How to Organize 1000+ Bookmarks Without Losing Your Mind
If you're like most people, your bookmarks bar is a graveyard of forgotten links. You saved them with good intentions — "I'll read this later" — but later never came. Now you have hundreds, maybe thousands, of bookmarks scattered across folders you created years ago.
Sound familiar? Here's how to fix it.
The Problem with Traditional Bookmark Folders
Browser bookmark folders follow a rigid hierarchy. Every link must live in exactly one place. But information doesn't work that way. A tutorial about "Building REST APIs with Node.js" could belong in "Programming," "Node.js," "Tutorials," or "Work Projects."
When you force a single-folder structure, you end up either: - Creating deeply nested folders nobody can navigate - Dumping everything into "Unsorted" and giving up - Saving the same link in multiple folders
A Better Approach: Collections + Tags
The key insight is combining collections (broad categories) with tags (specific attributes). Think of collections as rooms in a house and tags as labels on individual items.

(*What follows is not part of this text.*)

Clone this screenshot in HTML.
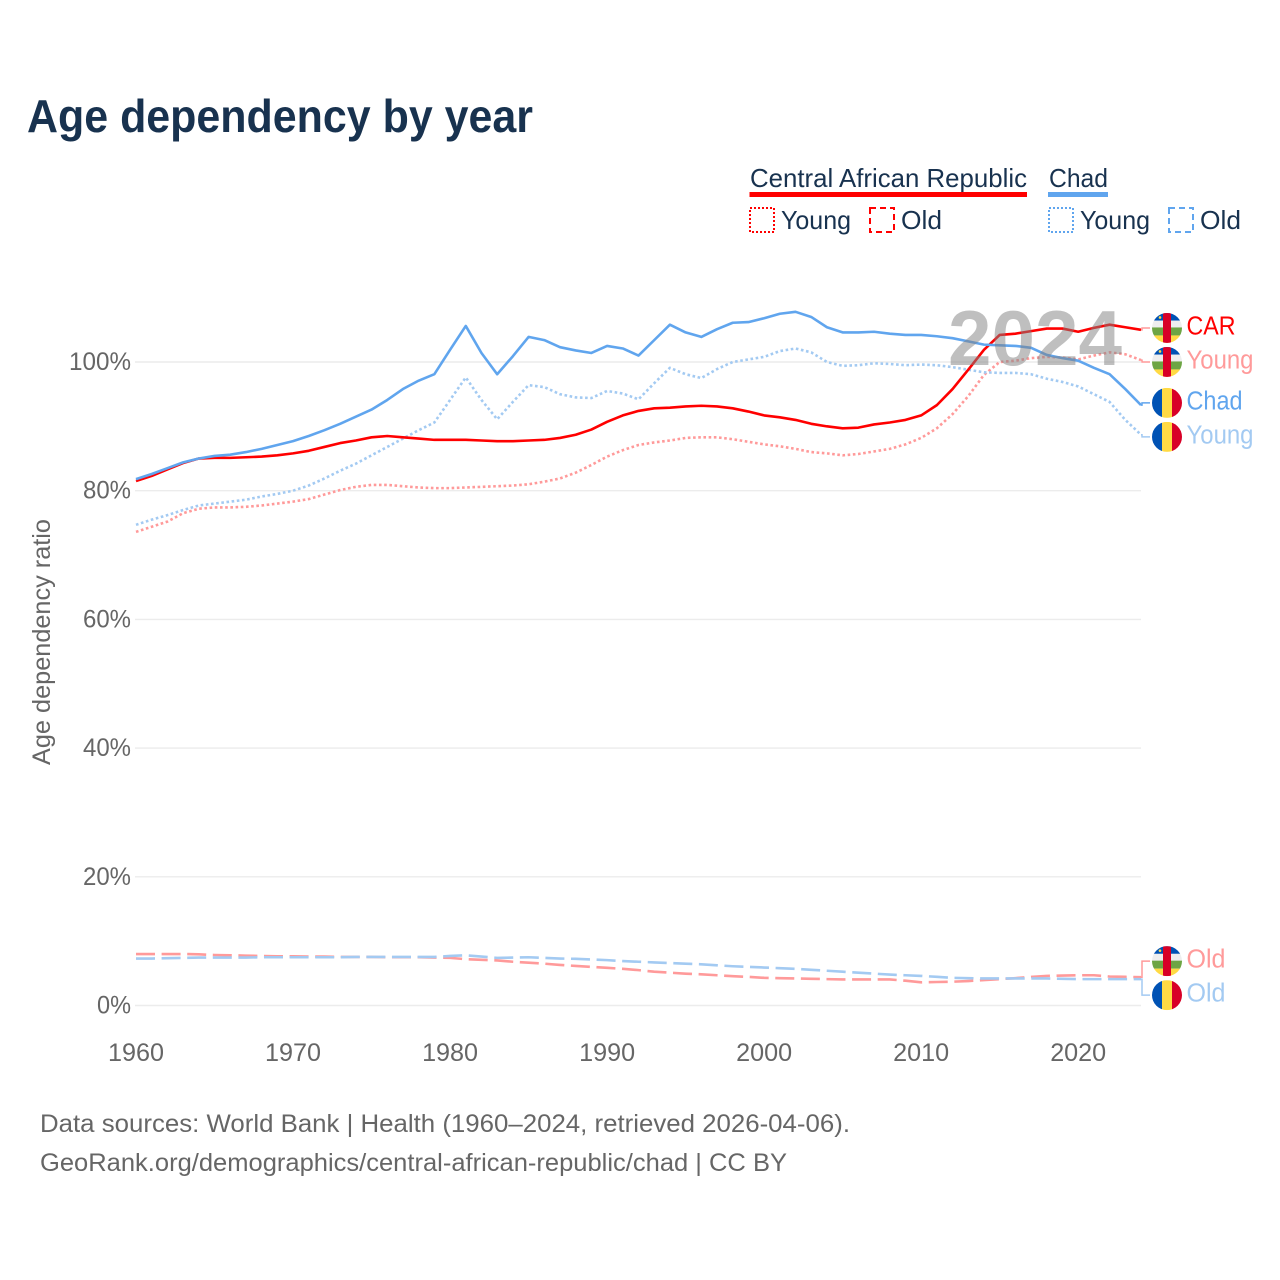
<!DOCTYPE html>
<html lang="en">
<head>
<meta charset="utf-8">
<title>Age dependency by year</title>
<style>
html,body{margin:0;padding:0;background:#fff;width:1280px;height:1280px;overflow:hidden}
svg{display:block}
text{font-family:"Liberation Sans",sans-serif}
</style>
</head>
<body>
<svg id="chart" xmlns="http://www.w3.org/2000/svg" width="1280" height="1280" viewBox="0 0 1280 1280">
  <defs>
    <clipPath id="flag-clip"><circle cx="0" cy="0" r="15"/></clipPath>
  </defs>
  <rect x="0" y="0" width="1280" height="1280" fill="#ffffff"/>
  <text x="27" y="132" font-size="46" font-weight="bold" fill="#18324f" textLength="506" lengthAdjust="spacingAndGlyphs">Age dependency by year</text>

  <g font-size="26" fill="#18324f">
    <text x="750" y="187" textLength="277" lengthAdjust="spacingAndGlyphs">Central African Republic</text>
    <rect x="749.5" y="192" width="277.5" height="5" fill="#ff0000"/>
    <text x="1049" y="187" textLength="59" lengthAdjust="spacingAndGlyphs">Chad</text>
    <rect x="1048" y="192" width="60" height="5" fill="#60a5ee"/>

    <rect x="750" y="208" width="24" height="24" fill="none" stroke="#ff0000" stroke-width="2" stroke-dasharray="2 2"/>
    <text x="781" y="229" textLength="70" lengthAdjust="spacingAndGlyphs">Young</text>
    <rect x="870" y="208" width="24" height="24" fill="none" stroke="#ff0000" stroke-width="2" stroke-dasharray="6 4"/>
    <text x="901" y="229" textLength="41" lengthAdjust="spacingAndGlyphs">Old</text>

    <rect x="1049" y="208" width="24" height="24" fill="none" stroke="#60a5ee" stroke-width="2" stroke-dasharray="2 2"/>
    <text x="1080" y="229" textLength="70" lengthAdjust="spacingAndGlyphs">Young</text>
    <rect x="1169" y="208" width="24" height="24" fill="none" stroke="#60a5ee" stroke-width="2" stroke-dasharray="6 4"/>
    <text x="1200" y="229" textLength="41" lengthAdjust="spacingAndGlyphs">Old</text>
  </g>

  <g id="grid"></g>
  <g id="y-ticks"></g>
  <g id="x-ticks"></g>
  <text transform="translate(50,642) rotate(-90)" text-anchor="middle" font-size="25" fill="#666666" textLength="246" lengthAdjust="spacingAndGlyphs">Age dependency ratio</text>

  <g id="series"></g>
  <text id="year-watermark" x="948" y="365" font-size="78" font-weight="bold" fill="#808080" fill-opacity="0.5" textLength="174" lengthAdjust="spacingAndGlyphs">2024</text>
  <g id="end-labels"></g>

  <g font-size="25" fill="#666666">
    <text x="40" y="1132" textLength="810" lengthAdjust="spacingAndGlyphs">Data sources: World Bank | Health (1960–2024, retrieved 2026-04-06).</text>
    <text x="40" y="1171" textLength="747" lengthAdjust="spacingAndGlyphs">GeoRank.org/demographics/central-african-republic/chad | CC BY</text>
  </g>
</svg>
<script>
const years = [1960,1961,1962,1963,1964,1965,1966,1967,1968,1969,
  1970,1971,1972,1973,1974,1975,1976,1977,1978,1979,
  1980,1981,1982,1983,1984,1985,1986,1987,1988,1989,
  1990,1991,1992,1993,1994,1995,1996,1997,1998,1999,
  2000,2001,2002,2003,2004,2005,2006,2007,2008,2009,
  2010,2011,2012,2013,2014,2015,2016,2017,2018,2019,
  2020,2021,2022,2023,2024];
const xTickLabels = [1960,1970,1980,1990,2000,2010,2020];
const yTickLabels = [0,20,40,60,80,100];

const carTotal = [81.5,82.3,83.3,84.3,85.0,85.1,85.1,85.2,85.3,85.5,
  85.8,86.2,86.8,87.4,87.8,88.3,88.5,88.3,88.1,87.9,
  87.9,87.9,87.8,87.7,87.7,87.8,87.9,88.2,88.7,89.5,
  90.7,91.7,92.4,92.8,92.9,93.1,93.2,93.1,92.8,92.3,
  91.7,91.4,91.0,90.4,90.0,89.7,89.8,90.3,90.6,91.0,
  91.7,93.3,95.8,98.8,101.9,104.2,104.4,104.8,105.2,105.2,
  104.7,105.3,105.8,105.4,105.0];
const carYoung = [73.6,74.4,75.2,76.5,77.2,77.4,77.4,77.5,77.7,78.0,
  78.3,78.7,79.4,80.1,80.6,80.9,80.9,80.7,80.5,80.4,
  80.4,80.5,80.6,80.7,80.8,81.0,81.4,81.9,82.8,84.0,
  85.3,86.3,87.1,87.5,87.8,88.2,88.3,88.3,88.0,87.6,
  87.2,86.9,86.5,86.0,85.8,85.5,85.7,86.1,86.5,87.2,
  88.2,89.7,91.9,94.7,98.0,100.0,100.2,100.6,100.8,100.7,
  100.4,101.0,101.5,101.2,100.3];
const carOld = [8.0,8.0,8.0,8.0,7.95,7.85,7.8,7.75,7.7,7.65,
  7.65,7.6,7.6,7.55,7.55,7.55,7.5,7.5,7.5,7.45,
  7.4,7.2,7.1,7.0,6.8,6.65,6.5,6.3,6.15,6.0,
  5.85,5.7,5.5,5.25,5.1,4.95,4.85,4.7,4.55,4.45,
  4.3,4.25,4.2,4.15,4.1,4.05,4.05,4.05,4.05,3.85,
  3.6,3.65,3.7,3.8,3.95,4.1,4.25,4.45,4.6,4.65,
  4.7,4.7,4.5,4.45,4.4];
const chadTotal = [81.8,82.6,83.5,84.4,85.0,85.4,85.6,86.0,86.5,87.1,
  87.7,88.5,89.4,90.4,91.5,92.6,94.1,95.8,97.1,98.1,
  101.9,105.6,101.4,98.1,100.9,103.9,103.4,102.3,101.8,101.4,
  102.5,102.1,101.0,103.4,105.8,104.6,103.9,105.1,106.1,106.2,
  106.8,107.5,107.8,107.0,105.4,104.6,104.6,104.7,104.4,104.2,
  104.2,104.0,103.7,103.2,102.7,102.6,102.5,102.2,101.1,100.6,
  100.2,99.1,98.1,95.8,93.3];
const chadYoung = [74.7,75.5,76.2,77.0,77.7,78.0,78.3,78.6,79.1,79.5,
  80.0,80.8,81.9,83.1,84.2,85.5,86.8,88.1,89.4,90.6,
  94.1,97.6,94.1,91.1,93.8,96.4,96.1,95.0,94.5,94.4,
  95.5,95.1,94.2,96.7,99.1,98.1,97.5,98.9,100.0,100.4,
  100.8,101.7,102.1,101.5,100.0,99.4,99.5,99.8,99.7,99.5,
  99.6,99.5,99.2,98.8,98.4,98.3,98.3,98.1,97.4,96.9,
  96.2,95.0,93.8,91.0,88.7];
const chadOld = [7.3,7.3,7.35,7.4,7.45,7.45,7.45,7.45,7.5,7.5,
  7.5,7.5,7.5,7.5,7.55,7.55,7.55,7.55,7.55,7.55,
  7.7,7.8,7.6,7.4,7.45,7.5,7.4,7.3,7.25,7.15,
  7.05,6.9,6.8,6.7,6.6,6.5,6.4,6.25,6.1,6.0,
  5.9,5.8,5.7,5.55,5.4,5.25,5.1,4.95,4.8,4.7,
  4.6,4.45,4.3,4.25,4.2,4.2,4.2,4.2,4.2,4.15,
  4.1,4.1,4.1,4.1,4.1];

const RED = '#ff0000', RED_LIGHT = '#ff9a9a', BLUE = '#60a5ee', BLUE_LIGHT = '#a3caf2';
const SVG_NS = 'http://www.w3.org/2000/svg';

function xScale(year) { return 136 + (year - 1960) * (1141 - 136) / (2024 - 1960); }
function yScale(pct) { return 1005.5 - pct * 6.435; }

function make(tag, attrs, parent) {
  const node = document.createElementNS(SVG_NS, tag);
  for (const k in attrs) node.setAttribute(k, attrs[k]);
  parent.appendChild(node);
  return node;
}

/* gridlines and y ticks */
const gridGroup = document.getElementById('grid');
const yTickGroup = document.getElementById('y-ticks');
yTickLabels.forEach(function (t) {
  const line = make('line', {x1: 135, x2: 1141, y1: yScale(t), y2: yScale(t), stroke: '#ececec', 'stroke-width': 1.4}, gridGroup);
  
  
  const label = t + '%';
  const txt = make('text', {x: 131, y: yScale(t) + 8, 'text-anchor': 'end', 'font-size': 25, fill: '#666666', textLength: 14 * String(t).length + 20, lengthAdjust: 'spacingAndGlyphs'}, yTickGroup);
  txt.textContent = label;
  
  
});

/* x ticks */
const xTickGroup = document.getElementById('x-ticks');
xTickLabels.forEach(function (t) {
  const txt = make('text', {x: xScale(t), y: 1061, 'text-anchor': 'middle', 'font-size': 25, fill: '#666666', textLength: 56, lengthAdjust: 'spacingAndGlyphs'}, xTickGroup);
  txt.textContent = t;
  
  
});

/* series */
const seriesGroup = document.getElementById('series');
function drawSeries(values, color, dash, name) {
  const d = values.map(function (v, i) {
    return (i ? 'L' : 'M') + xScale(years[i]).toFixed(2) + ',' + yScale(v).toFixed(2);
  }).join('');
  const attrs = {d: d, fill: 'none', stroke: color, 'stroke-width': 2.6, 'stroke-linejoin': 'round'};
  if (dash) attrs['stroke-dasharray'] = dash;
  const path = make('path', attrs, seriesGroup);
  
  
}
drawSeries(carYoung, RED_LIGHT, '2.6 2.6', 'line-car-young');
drawSeries(carOld, RED_LIGHT, '19 6.6', 'line-car-old');
drawSeries(chadYoung, BLUE_LIGHT, '2.6 2.6', 'line-chad-young');
drawSeries(chadOld, BLUE_LIGHT, '19 6.6', 'line-chad-old');
drawSeries(carTotal, RED, null, 'line-car-total');
drawSeries(chadTotal, BLUE, null, 'line-chad-total');

/* end labels: dodge overlapping labels so they sit 34px apart */
const labelGroup = document.getElementById('end-labels');
const endLabels = [
  {text: 'CAR', values: carTotal, color: RED, flag: 'car', width: 49},
  {text: 'Young', values: carYoung, color: RED_LIGHT, flag: 'car', width: 67},
  {text: 'Chad', values: chadTotal, color: BLUE, flag: 'chad', width: 56},
  {text: 'Young', values: chadYoung, color: BLUE_LIGHT, flag: 'chad', width: 67},
  {text: 'Old', values: carOld, color: RED_LIGHT, flag: 'car', width: 39},
  {text: 'Old', values: chadOld, color: BLUE_LIGHT, flag: 'chad', width: 39}
];
function dodge(items, gap) {
  const sorted = items.slice().sort(function (a, b) { return a.end - b.end; });
  let clusters = sorted.map(function (it) { return {items: [it], center: it.end}; });
  let merged = true;
  while (merged) {
    merged = false;
    for (let i = 0; i < clusters.length - 1; i++) {
      const a = clusters[i], b = clusters[i + 1];
      const aBottom = a.center + (a.items.length - 1) * gap / 2;
      const bTop = b.center - (b.items.length - 1) * gap / 2;
      if (bTop - aBottom < gap) {
        const all = a.items.concat(b.items);
        const c = all.reduce(function (s, it) { return s + it.end; }, 0) / all.length;
        clusters.splice(i, 2, {items: all, center: c});
        merged = true;
        break;
      }
    }
  }
  clusters.forEach(function (c) {
    c.items.forEach(function (it, i) {
      it.pos = c.center + (i - (c.items.length - 1) / 2) * gap;
    });
  });
}
endLabels.forEach(function (l) { l.end = yScale(l.values[l.values.length - 1]); });
dodge(endLabels, 34);

function drawFlag(kind, cy, parent) {
  const g = make('g', {transform: 'translate(1167,' + cy.toFixed(2) + ')', 'clip-path': 'url(#flag-clip)'}, parent);
  
  
  if (kind === 'car') {
    make('rect', {x: -15, y: -15, width: 30, height: 7.7, fill: '#0052b4'}, g);
    make('rect', {x: -15, y: -7.3, width: 30, height: 6.8, fill: '#eeeeee'}, g);
    make('rect', {x: -15, y: -0.5, width: 30, height: 8, fill: '#6da544'}, g);
    make('rect', {x: -15, y: 7.5, width: 30, height: 7.5, fill: '#ffda44'}, g);
    make('rect', {x: -4, y: -15, width: 8, height: 30, fill: '#d80027'}, g);
    make('circle', {cx: -7, cy: -10.5, r: 1.3, fill: '#ffda44'}, g);
  } else {
    make('rect', {x: -15, y: -15, width: 10, height: 30, fill: '#0052b4'}, g);
    make('rect', {x: -5, y: -15, width: 10, height: 30, fill: '#ffda44'}, g);
    make('rect', {x: 5, y: -15, width: 10, height: 30, fill: '#d80027'}, g);
  }
}

endLabels.forEach(function (l) {
  const leader = make('path', {d: 'M1141,' + l.end.toFixed(2) + 'H1142V' + l.pos.toFixed(2) + 'H1150', fill: 'none', stroke: l.color === RED ? RED_LIGHT : (l.color === BLUE ? BLUE : l.color), 'stroke-width': 1.5}, labelGroup);
  
  
  drawFlag(l.flag, l.pos, labelGroup);
  const txt = make('text', {x: 1186.5, y: l.pos + 6.5, 'font-size': 25.5, fill: l.color, textLength: l.width, lengthAdjust: 'spacingAndGlyphs'}, labelGroup);
  txt.textContent = l.text;
  
  
});
</script>
</body>
</html>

Collections should be broad and activity-based: - "Work Research" — anything related to current projects - "Learning" — tutorials, courses, documentation - "Inspiration" — design, writing, ideas you want to revisit - "Read Later" — your curated reading queue
Tags should be specific and cross-cutting:
- Technology: react, python, devops
- Content type: tutorial, reference, video
- Status: must-read, reviewed, outdated
The 5-Minute Weekly Review
Set aside 5 minutes every Friday:
- Scan your "Unsorted" bookmarks — assign collections and tags to anything new
- Check "Read Later" — move anything you've read to the right collection, delete what you won't read
- Star 3-5 items — mark the most valuable bookmarks as favorites so they're always accessible
- Delete 5 bookmarks — yes, delete. If you haven't looked at it in 3 months, you won't
Using AI to Speed Things Up
Bookmarkme's AI auto-tagging analyzes each page and suggests relevant tags automatically. Instead of manually categorizing every link, you can:
- Save a page with one click
- Open the AI panel to see suggested tags
- Click "Apply All" or pick the ones that fit
- Move on
The AI also generates summaries, so during your weekly review you can quickly scan what each bookmark is about without opening every link.
The Result
After a few weeks of this system, you'll have: - A clean, browsable collection of bookmarks organized by context - Tags that let you find anything with a quick search - A reading queue that actually gets read - AI summaries that help you remember why you saved something
The goal isn't perfection — it's a system that takes less effort than the chaos it replaces.